Very cool idea. For those who want to try at home, try this (mac and unix users ...

fexl · on Jan 26, 2010

I had to use a different stat command on my Linux system. This worked for me:

find . -type f -exec stat -c %s {} \; | cut -c 1 | sort | uniq -c

Note that I exclude directories to avoid the size 4096 bias.

I ran it in my "project" directory and found that 38% of my file sizes begin with "1". That directory includes Perl source code files, input data files, and automatically generated output files.

After the digit "1" the distributions ranged from 3% to 9% with no obvious bias I could see.

revicon · on Jan 26, 2010

Limiting to just files is a good idea, and if we employ our good friend awk it cuts the time down significantly.
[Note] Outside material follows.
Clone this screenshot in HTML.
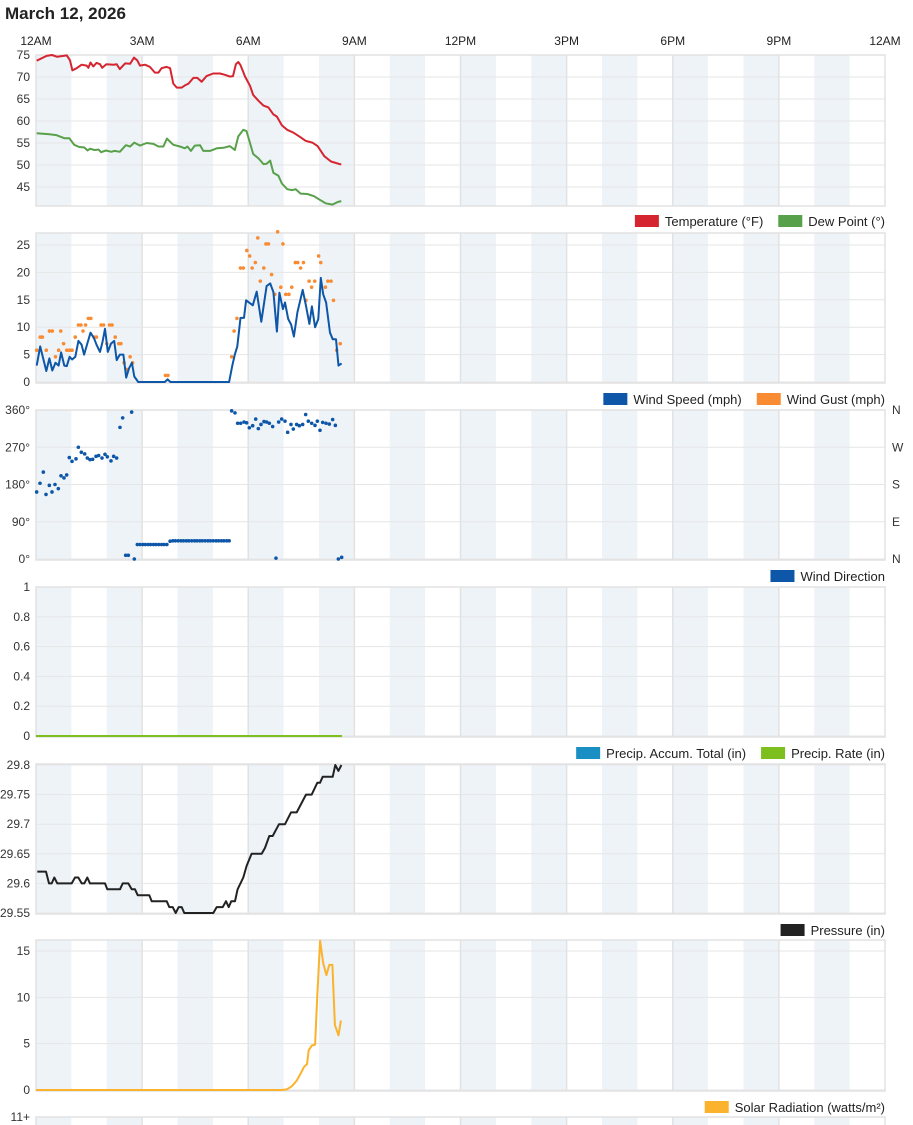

This one should work for both OSX and Linux.

find . -type f -ls | awk '{print $7}' | cut -c -1 | sort | uniq -c

fexl · on Jan 27, 2010

MUCH faster, thanks.

Now I'm piping that into Perl to convert the counts to percentages. If I figure out a one-liner for that I'll let you know.

Next I'll be tempted to write a module for generating "realistic" (Benford-compliant) random numbers using this concise specification from HN contributor "shrughes":

"Data whose logarithm is uniformly distributed does [follow Benford's Law]."

I could use that to produce demo or test data.